Background
Milliman was awarded the defined benefit (DB) administration work for a new client. The client had recently gone through an acquisition of one of its competitors within its industry, adding a legacy DB plan to the company in addition to its own existing DB plan. The legacy plan had been managed internally with calculation support from the prior plan’s actuary.
One of the most important parts of any DB plan administration implementation is the acquisition of final benefits for the deferred vested population. Unless we are informed otherwise, we expect to receive final accrued benefits during the implementation process from the plan sponsor or the prior administrator. Obtaining this information during the implementation phase is advantageous for several reasons, the primary one being that, in many cases, final accrued benefits have already been calculated at the original point of a participant’s termination. This is important because plan rules and conditions may change over time, and a calculation done at the point of termination would most likely apply all the proper rules in effect at the time of the participant’s termination. In addition, it is assumed the calculation done at termination contained the most accurate information because the further back a participant is terminated increases the chance that the data available is less accurate.
During an on-site discovery meeting for the legacy population, we discussed final benefits for the deferred vested population. We were informed that while many final accrued benefits have been calculated, they only existed in hard copy letters within the pension filing cabinets.
The new client was technologically savvy and had intended to have the files scanned and imaged for archival purposes (as it had done with its own hard copy files), but did not realize that there was such important information contained within the files. According to the latest valuation files, there were nearly 3,400 deferred vested participants in need of a final accrued benefit.
Challenge
The client was left with two choices at this point:
1. Assign internal staff to manually review the filing cabinets/scans in an attempt to find the final calculations within the pension folders and extract the information.
2. Pay the former actuary to recalculate all final benefit amounts for the deferred vested population.
The client made it very clear that it did not have the staff to review all of the files to attempt to find and extract the already calculated benefits. The client had somewhat resigned itself to having to pay the prior plan actuary to recalculate all of the deferred vested benefits.
The Milliman team was not ready to give up at this point and wanted to see if the team could come up with a third, less costly alternative.
Solution
After Milliman provided some additional physical labor to box and load up all the pension files to be taken for scanning and imaging, the Milliman team waited to receive a copy of the output. Weeks later, Milliman was provided with nearly 5,000 PDF formatted scans (one per file), totaling almost five gigabytes of information. As the files were scanned, optical character recognition (OCR) technology was also applied to the records, making the text within the electronic version of the files both searchable and extractable. We did not know it at the time, but the application of the OCR technology would be critical to our eventual resolution to the problem.
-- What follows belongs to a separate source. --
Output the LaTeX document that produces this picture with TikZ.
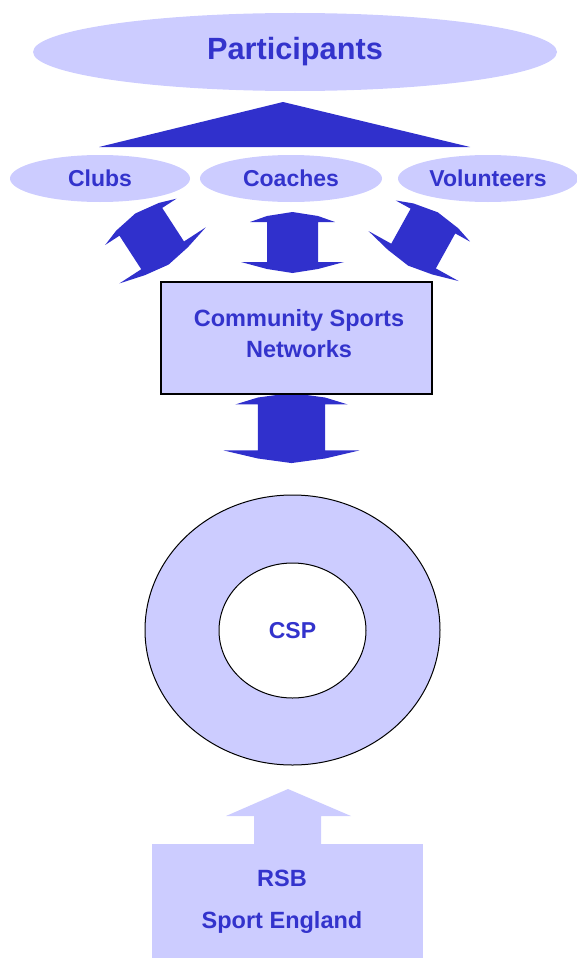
\documentclass[tikz,border=0pt]{standalone}
\usepackage{fontspec}
\setmainfont{Liberation Sans}
\usetikzlibrary{shapes.geometric}
\definecolor{lightfill}{RGB}{204,204,255}
\definecolor{darkblue}{RGB}{48,48,204}
\definecolor{textblue}{RGB}{51,51,204}
\newcommand{\dblarrowshape}{(-42.5,-20.5) -- (-25.5,-26.5) -- (0,-30.5) -- (25.5,-26.5) -- (42.5,-20.5) -- (25.5,-20.5) -- (25.5,19.5) -- (51.5,19.5) -- (25.5,26.5) -- (0,30.5) -- (-25.5,26.5) -- (-51.5,19.5) -- (-25.5,19.5) -- (-25.5,-20.5) -- cycle}
\begin{document}
\begin{tikzpicture}[x=1pt,y=-1pt,
  blob/.style={ellipse, fill=lightfill, draw=none, inner sep=0pt, text=textblue},
  smalllabel/.style={font=\fontsize{23}{28}\selectfont\bfseries},
  blockarrow/.style={fill=darkblue, draw=none},
  boxlabel/.style={text=textblue, align=center}]
\useasboundingbox (0,0) rectangle (576,958);

% Participants
\node[blob, minimum width=524, minimum height=78, font=\fontsize{30.7}{36}\selectfont\bfseries] (participants) at (295,52) {Participants};

% triangle
\fill[darkblue] (99,147) -- (283,102) -- (470,147) -- cycle;

% Clubs, Coaches, Volunteers
\node[blob, smalllabel, minimum width=180, minimum height=47] (clubs) at (100,178.5) {Clubs};
\node[blob, smalllabel, minimum width=182, minimum height=47] (coaches) at (291,178.5) {Coaches};
\node[blob, smalllabel, minimum width=180, minimum height=47] (volunteers) at (488,178.5) {Volunteers};

% double arrows
\coordinate (aleft) at (152,239);
\coordinate (amid) at (292.5,242.5);
\coordinate (aright) at (423,239);
\coordinate (adown) at (291.5,428);
\begin{scope}[shift={(aleft)}, rotate=33]
  \fill[blockarrow] \dblarrowshape;
\end{scope}
\begin{scope}[shift={(amid)}]
  \fill[blockarrow] \dblarrowshape;
\end{scope}
\begin{scope}[shift={(aright)}, rotate=-29]
  \fill[blockarrow] \dblarrowshape;
\end{scope}
\begin{scope}[shift={(adown)}, xscale=1.32, yscale=1.15]
  \fill[blockarrow] \dblarrowshape;
\end{scope}

% Community Sports Networks box
\node[draw=black, line width=1.2pt, fill=lightfill, minimum width=271, minimum height=112, inner sep=0pt] (csn) at (296.5,338) {};
\node[boxlabel, font=\fontsize{23.5}{31}\selectfont\bfseries] (csntext) at (299,334) {Community Sports\\Networks};

% CSP ring
\node[ellipse, draw=black, line width=1pt, fill=lightfill, minimum width=295, minimum height=270, inner sep=0pt] (ring) at (292.5,630) {};
\node[ellipse, draw=black, line width=1pt, fill=white, minimum width=147, minimum height=135, inner sep=0pt, text=textblue, smalllabel] (csp) at (292.5,630.5) {CSP};

% bottom arrow and RSB box
\fill[lightfill] (254,846) -- (254,816) -- (226,816) -- (288,789) -- (351,816) -- (321,816) -- (321,846) -- cycle;
\node[fill=lightfill, minimum width=271, minimum height=116, inner sep=0pt] (rsb) at (287.5,902) {};
\node[boxlabel, font=\fontsize{23.5}{42}\selectfont\bfseries] (rsbtext) at (282,902) {RSB\\Sport England};
\end{tikzpicture}
\end{document}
Upon reviewing files for some of the deferred vested population, we were able to find some patterns. Based upon the work location of the participant, the same form letter was used to communicate the final accrued benefit at termination, usually along with the supporting detailed calculation from the actuary. Armed with this knowledge, the Milliman team was able to search the over 5,000 scans for key phrases unique to the forms, identifying which scans contained final deferred benefit calculations. Once the files were separated from the larger population, they were cross-referenced with the population from the valuation file to determine which records should be reviewed. This left the Milliman team with approximately 1,800 carefully selected scans to review. After working out which data elements were desired from the scans for each group, the team—in a matter of days-used additional Milliman resources to go through all of the files and extract the needed information.
Outcome
The client was extremely happy with Milliman’s ingenuity in being able to find and extract over half of the final, deferred vested benefit amounts.
The client was even happier with the considerable cost savings because it did not have to pay the prior actuary to perform calculations for the population that was found.